En dépit d’importantes réformes structurelles menées à bien par le Maroc, un exemple à bien des égards, les services du haut débit sont encore inabordables pour la majorité de la population. Au Yémen, un foyer représentatif des 60% les plus pauvres devrait consacrer 49% de son revenu disponible pour accéder aux services du haut débit fixe et environ 38% pour le haut débit mobile.
Dans notre nouvelle étude qui sera lancée le 6 février prochain à Abu Dhabi, nous mettons en évidence les contraintes clefs qui empêchent le développement du haut débit. Pour la plupart des pays, c’est un manque à la fois de réelle concurrence sur le marché et d’incitations pertinentes pour le déploiement ou l’utilisation optimale des infrastructures.

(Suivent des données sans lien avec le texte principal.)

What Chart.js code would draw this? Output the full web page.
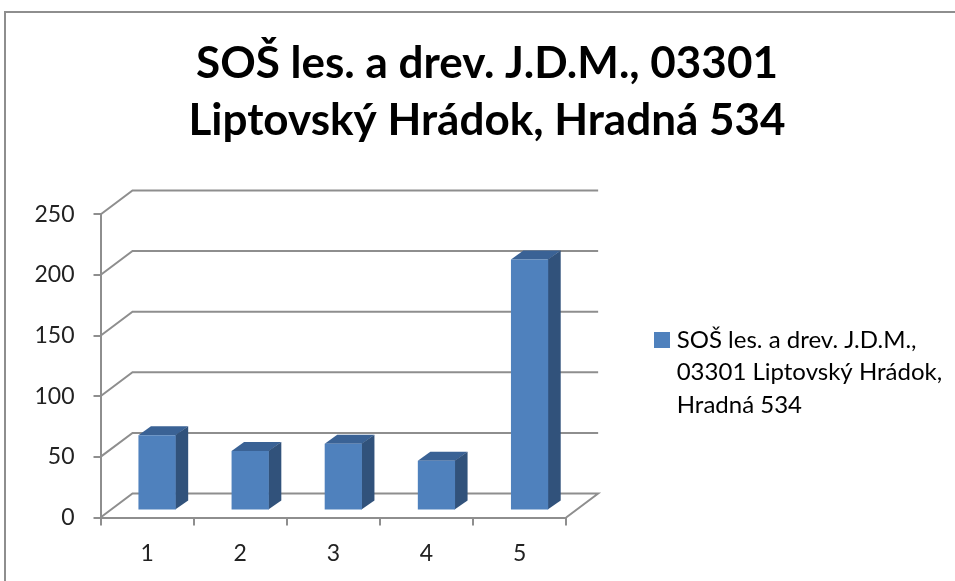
<!DOCTYPE html>
<html>
<head>
<meta charset="utf-8">
<title>SOŠ les. a drev. J.D.M.</title>
<script src="https://cdn.jsdelivr.net/npm/chart.js@4"></script>
<style>
	html, body { margin: 0; padding: 0; background: #fff; overflow: hidden; }
	#wrap { position: relative; width: 955px; height: 581px; }
	#frame { position: absolute; left: 4px; top: 11px; right: -4px; bottom: -4px; border: 2px solid #8e8e8e; }
	canvas { position: absolute; left: 0; top: 0; }
</style>
</head>
<body>
<div id="wrap">
	<div id="frame"></div>
	<canvas id="chart" width="955" height="581"></canvas>
</div>
<script>
const categories = ['1', '2', '3', '4', '5'];
const seriesValues = [62, 49, 55, 41, 207];
const seriesName = 'SOŠ les. a drev. J.D.M., 03301 Liptovský Hrádok, Hradná 534';
const legendLines = ['SOŠ les. a drev. J.D.M.,', '03301 Liptovský Hrádok,', 'Hradná 534'];
const titleLines = ['SOŠ les. a drev. J.D.M., 03301', 'Liptovský Hrádok, Hradná 534'];

const barColor = '#4f81bd';
const gridColor = '#8e8e8e';
const wallDepth = { x: 32, y: -24 };
const barShift = { x: 10, y: -7 };
const barDepth = { x: 12.5, y: -9 };
const legendPadding = 121.6;
const legendBoxX = 659.3;
const legendTextTop = 328;

// legend text sits a fixed font-size/2 after the box, so the swatch is an image on a narrow box
const swatch = document.createElement('canvas');
swatch.width = 16;
swatch.height = 16;
const swatchCtx = swatch.getContext('2d');
swatchCtx.fillStyle = barColor;
swatchCtx.fillRect(0, 0, 16, 16);

const face = (ctx, points, color) => {
	ctx.fillStyle = color;
	ctx.beginPath();
	points.forEach(([x, y], i) => (i ? ctx.lineTo(x, y) : ctx.moveTo(x, y)));
	ctx.closePath();
	ctx.fill();
};

// the 3d look: slanted gridlines behind the bars, bars pushed onto the floor
const perspective = {
	id: 'perspective',
	afterLayout(chart) {
		// multi-line legend items get a wrong height from the library, place the box by hand
		chart.legend.left = legendBoxX - legendPadding;
		chart.legend.right = chart.width;
		chart.legend.top = legendTextTop - legendPadding;
		chart.legend.bottom = chart.height;
	},
	beforeDatasetsDraw(chart) {
		const { ctx, chartArea, scales } = chart;
		ctx.save();
		ctx.strokeStyle = gridColor;
		ctx.lineWidth = 2;
		scales.y.ticks.forEach((tick) => {
			const y = scales.y.getPixelForValue(tick.value);
			ctx.beginPath();
			ctx.moveTo(chartArea.left, y);
			ctx.lineTo(chartArea.left + wallDepth.x, y + wallDepth.y);
			ctx.lineTo(chartArea.right + wallDepth.x, y + wallDepth.y);
			if (tick.value === 0) {
				ctx.lineTo(chartArea.right, y);
			}
			ctx.stroke();
		});
		ctx.restore();

		ctx.save();
		ctx.translate(barShift.x, barShift.y);
		chart.getDatasetMeta(0).data.forEach((bar) => {
			const left = bar.x - bar.width / 2;
			const right = bar.x + bar.width / 2;
			const dx = barDepth.x;
			const dy = barDepth.y;
			face(ctx, [[left, bar.y], [right, bar.y], [right + dx, bar.y + dy], [left + dx, bar.y + dy]], '#3a6295');
			face(ctx, [[right - 0.5, bar.y], [right + dx, bar.y + dy], [right + dx, bar.base + dy], [right - 0.5, bar.base]], '#31527b');
		});
	},
	afterDatasetsDraw(chart) {
		chart.ctx.restore();
	},
};

new Chart(document.getElementById('chart'), {
	type: 'bar',
	data: {
		labels: categories,
		datasets: [{
			label: seriesName,
			data: seriesValues,
			backgroundColor: barColor,
			categoryPercentage: 1,
			barPercentage: 0.4,
		}],
	},
	options: {
		responsive: false,
		animation: false,
		layout: { padding: { left: 19, right: 0, top: 0, bottom: 13.5 } },
		plugins: {
			tooltip: { enabled: false },
			title: {
				display: true,
				text: titleLines,
				color: '#000',
				font: { family: 'Lato', size: 44, weight: 'bold', lineHeight: 1.295 },
				padding: { top: 35.5, bottom: 65 },
			},
			legend: {
				position: 'right',
				align: 'start',
				maxWidth: 400,
				labels: {
					usePointStyle: true,
					pointStyleWidth: 5.4,
					padding: legendPadding,
					color: '#222',
					font: { family: 'Lato', size: 24, lineHeight: 1.354 },
					generateLabels: () => [{
						text: legendLines,
						pointStyle: swatch,
						fillStyle: barColor,
						lineWidth: 0,
						datasetIndex: 0,
					}],
				},
			},
		},
		scales: {
			x: {
				afterFit: (scale) => { scale.height = 50; },
				border: { color: gridColor, width: 2 },
				grid: { color: gridColor, lineWidth: 2, drawOnChartArea: false, tickLength: 8 },
				ticks: { color: '#222', padding: 14, font: { family: 'Lato', size: 23 } },
			},
			y: {
				min: 0,
				max: 250,
				afterFit: (scale) => { scale.width = 81.5; },
				border: { color: gridColor, width: 2 },
				grid: { color: gridColor, lineWidth: 2, drawOnChartArea: false, tickLength: 7 },
				ticks: { stepSize: 50, color: '#222', padding: 19, font: { family: 'Lato', size: 23 } },
			},
		},
	},
	plugins: [perspective],
});
</script>
</body>
</html>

En s’attaquant à ces contraintes, la région MENA pourrait réussir un vrai effet de levier par rapport à deux atouts qui lui sont tout à fait spécifiques.
D’une part, les meilleures technologies haut débit (comme la Fibre jusqu’au domicile / jusqu’à l’immeuble pour le haut débit fixe, ou comme le 4G/LTE pour le haut débit mobile) sont en cours de déploiement. D’autre part, les compagnies de service public disposent de réseaux fibres optiques très importants qui pourraient être ouverts aux opérateurs de télécommunications. Mettre en oeuvre un ensemble de réformes stratégiques pourrait accélérer le déploiement des technologies de pointe et permettre d’étendre la couverture et la redondance des réseaux fibre optique nationaux permettant d’amener le haut début sur tout le territoire. Plus de concurrence permettrait aussi de garantir ces nouvelles technologies et ces réseaux plus étendus restent abordables. Des coûts plus faibles permettraient en effet d’accroitre la pénétration, tout particulièrement au bénéfice de la population jeune, qui constitue le futur moteur de l’économie et de la société. Réduire les coûts de l’accès permettra de réaliser toutes les promesses de l’Internet haut débit pour le développement de la région.